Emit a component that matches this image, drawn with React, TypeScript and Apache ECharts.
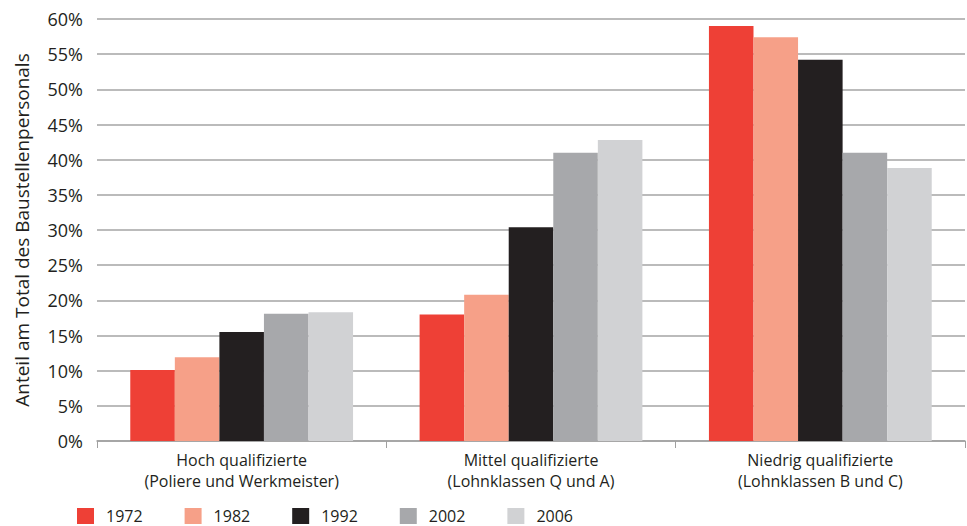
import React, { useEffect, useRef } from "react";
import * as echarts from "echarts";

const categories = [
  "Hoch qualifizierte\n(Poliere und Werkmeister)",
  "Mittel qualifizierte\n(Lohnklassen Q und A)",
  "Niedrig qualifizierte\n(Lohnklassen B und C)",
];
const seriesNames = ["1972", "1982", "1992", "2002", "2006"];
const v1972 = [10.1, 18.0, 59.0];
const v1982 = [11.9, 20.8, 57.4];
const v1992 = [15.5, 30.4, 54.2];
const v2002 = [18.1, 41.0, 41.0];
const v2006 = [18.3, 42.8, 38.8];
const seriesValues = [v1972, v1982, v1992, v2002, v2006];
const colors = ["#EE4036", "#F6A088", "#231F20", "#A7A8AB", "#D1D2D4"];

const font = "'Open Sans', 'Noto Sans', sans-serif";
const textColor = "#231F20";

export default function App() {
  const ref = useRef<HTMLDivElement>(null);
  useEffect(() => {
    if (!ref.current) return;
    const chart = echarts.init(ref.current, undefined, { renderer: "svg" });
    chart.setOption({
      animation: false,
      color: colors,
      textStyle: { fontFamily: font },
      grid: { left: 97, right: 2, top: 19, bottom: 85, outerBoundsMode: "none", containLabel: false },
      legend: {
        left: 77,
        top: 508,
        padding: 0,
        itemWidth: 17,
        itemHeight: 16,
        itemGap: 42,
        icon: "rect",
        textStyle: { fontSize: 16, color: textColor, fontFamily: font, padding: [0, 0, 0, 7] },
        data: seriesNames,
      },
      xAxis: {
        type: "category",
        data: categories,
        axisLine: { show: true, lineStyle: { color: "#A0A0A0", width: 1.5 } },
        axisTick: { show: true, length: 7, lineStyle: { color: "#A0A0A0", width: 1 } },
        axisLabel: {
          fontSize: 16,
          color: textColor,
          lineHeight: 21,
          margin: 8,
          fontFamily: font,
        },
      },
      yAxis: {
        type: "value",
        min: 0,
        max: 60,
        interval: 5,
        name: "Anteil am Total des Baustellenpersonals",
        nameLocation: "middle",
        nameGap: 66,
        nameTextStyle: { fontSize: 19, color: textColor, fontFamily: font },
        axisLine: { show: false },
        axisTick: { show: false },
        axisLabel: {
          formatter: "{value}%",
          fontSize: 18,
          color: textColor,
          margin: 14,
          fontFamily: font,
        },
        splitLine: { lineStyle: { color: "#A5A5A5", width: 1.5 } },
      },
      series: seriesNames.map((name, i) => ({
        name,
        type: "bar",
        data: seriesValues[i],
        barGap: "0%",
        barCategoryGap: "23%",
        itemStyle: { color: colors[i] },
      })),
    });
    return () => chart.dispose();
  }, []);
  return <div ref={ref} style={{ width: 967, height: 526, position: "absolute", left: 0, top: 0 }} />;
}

Given request →
Restate the data above exactly, stripping out each image.

Solution to this task →
Emit a component that matches this image, drawn with React, TypeScript and Apache ECharts.
import React, { useEffect, useRef } from "react";
import * as echarts from "echarts";

const categories = [
  "Hoch qualifizierte\n(Poliere und Werkmeister)",
  "Mittel qualifizierte\n(Lohnklassen Q und A)",
  "Niedrig qualifizierte\n(Lohnklassen B und C)",
];
const seriesNames = ["1972", "1982", "1992", "2002", "2006"];
const v1972 = [10.1, 18.0, 59.0];
const v1982 = [11.9, 20.8, 57.4];
const v1992 = [15.5, 30.4, 54.2];
const v2002 = [18.1, 41.0, 41.0];
const v2006 = [18.3, 42.8, 38.8];
const seriesValues = [v1972, v1982, v1992, v2002, v2006];
const colors = ["#EE4036", "#F6A088", "#231F20", "#A7A8AB", "#D1D2D4"];

const font = "'Open Sans', 'Noto Sans', sans-serif";
const textColor = "#231F20";

export default function App() {
  const ref = useRef<HTMLDivElement>(null);
  useEffect(() => {
    if (!ref.current) return;
    const chart = echarts.init(ref.current, undefined, { renderer: "svg" });
    chart.setOption({
      animation: false,
      color: colors,
      textStyle: { fontFamily: font },
      grid: { left: 97, right: 2, top: 19, bottom: 85, outerBoundsMode: "none", containLabel: false },
      legend: {
        left: 77,
        top: 508,
        padding: 0,
        itemWidth: 17,
        itemHeight: 16,
        itemGap: 42,
        icon: "rect",
        textStyle: { fontSize: 16, color: textColor, fontFamily: font, padding: [0, 0, 0, 7] },
        data: seriesNames,
      },
      xAxis: {
        type: "category",
        data: categories,
        axisLine: { show: true, lineStyle: { color: "#A0A0A0", width: 1.5 } },
        axisTick: { show: true, length: 7, lineStyle: { color: "#A0A0A0", width: 1 } },
        axisLabel: {
          fontSize: 16,
          color: textColor,
          lineHeight: 21,
          margin: 8,
          fontFamily: font,
        },
      },
      yAxis: {
        type: "value",
        min: 0,
        max: 60,
        interval: 5,
        name: "Anteil am Total des Baustellenpersonals",
        nameLocation: "middle",
        nameGap: 66,
        nameTextStyle: { fontSize: 19, color: textColor, fontFamily: font },
        axisLine: { show: false },
        axisTick: { show: false },
        axisLabel: {
          formatter: "{value}%",
          fontSize: 18,
          color: textColor,
          margin: 14,
          fontFamily: font,
        },
        splitLine: { lineStyle: { color: "#A5A5A5", width: 1.5 } },
      },
      series: seriesNames.map((name, i) => ({
        name,
        type: "bar",
        data: seriesValues[i],
        barGap: "0%",
        barCategoryGap: "23%",
        itemStyle: { color: colors[i] },
      })),
    });
    return () => chart.dispose();
  }, []);
  return <div ref={ref} style={{ width: 967, height: 526, position: "absolute", left: 0, top: 0 }} />;
}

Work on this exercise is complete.